The portrait described would be virtually unrecognizable to today's customer. A search query makes available most, if not all, vendors in possession of a particular item or family of items in any designated geographic area or internationally. Clients can look at company websites and form perceptions based on design, helpfulness, and communicability. Reviews, usually from complete strangers, help guide purchases and attest, with more perceived credibility than advertising copy, to the quality and desirability of a product or service. In this world, mobile-enabled clients can send feedback rapidly, do research on the go, and lend credence to the quality of a business, all without second thought.
The Customer's Boon
In this way, mobile has completely changed the way customers purchase products. Prices are cross-checked against multiple vendors simultaneously. Reviews are consulted before sales pitches even occur. Smaller vendors have the chance to make an impression and generate revenue by having a respectable site and sterling reputation. Poor performance and quality are reprimanded as quickly as solid efforts are praised. The modern business owner is educated, informed, and ready to punish vendors willing to deliver a second-rate product.

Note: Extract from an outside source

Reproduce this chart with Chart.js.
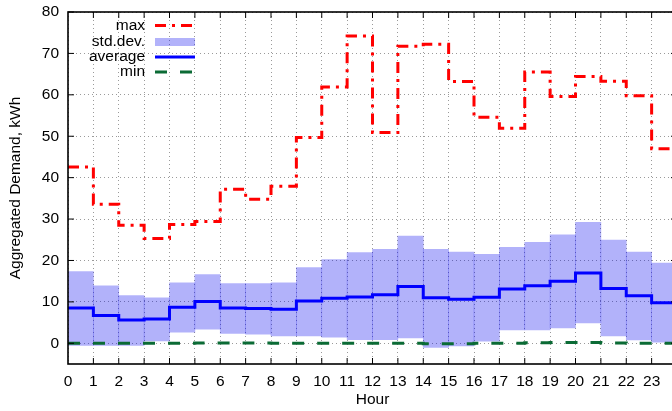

Because of this, our relationship as vendors must change in step. With customer expectations through the roof, quality of both service and product must be top-notch to match. With rapid response to positive or negative efforts, businesses stand to lose or gain drastically based on performance. Failing to provide comprehensive product information and customer reviews leads to mistrust and decreased sales conversion.
The Business' Tool
Businesses have been forced to adapt their operating models to accommodate these changes. Customer service has expanded from a dedicated hotline to responses to review comments and social media questions on myriad channels. Companies have endeavored to raise their internal expectations to deliver better products and customer experiences. Web design has worked to better understand customer needs and design sites with these findings in mind.
The tools we use have changed dramatically. Members of sales teams can dynamically and intelligently collaborate with one another in order to maximize efficiency. Sales pitches can be crafted with the individual business in mind instead of throwing best-chance presentations at potential clients. Follow-up can happen in an instant with mobile communications capabilities, keeping the pitch and product omnipresent in a customer's mind. Finally, analytics, accessible on mobile, can be used to guide efforts and travel. This foundation of tools, data, and accessibility has made sales more personal and more effective in the process.
And ultimately, this is how mobile has changed the sales process: clients demand more personalized service and businesses can deliver it. Through a duality of solutions, products and services are made more available to clients with available channels for feedback, which are read, analyzed, and converted into action by savvy salespeople. Mobile has made the conversation more intimate and provided the means necessary to fulfill the expectations and goals of both parties.
And while little is understood about the future of mobile commercial technology, it is unlikely that this continued personalization will slow. Better feedback mechanisms, tracking technology, and communication will continue to heighten customer standards while opening opportunities for criticism and, thusly, improvement by businesses. The age of information has profound implications for the democratization of commerce, and the evidence of this is in our pockets every day.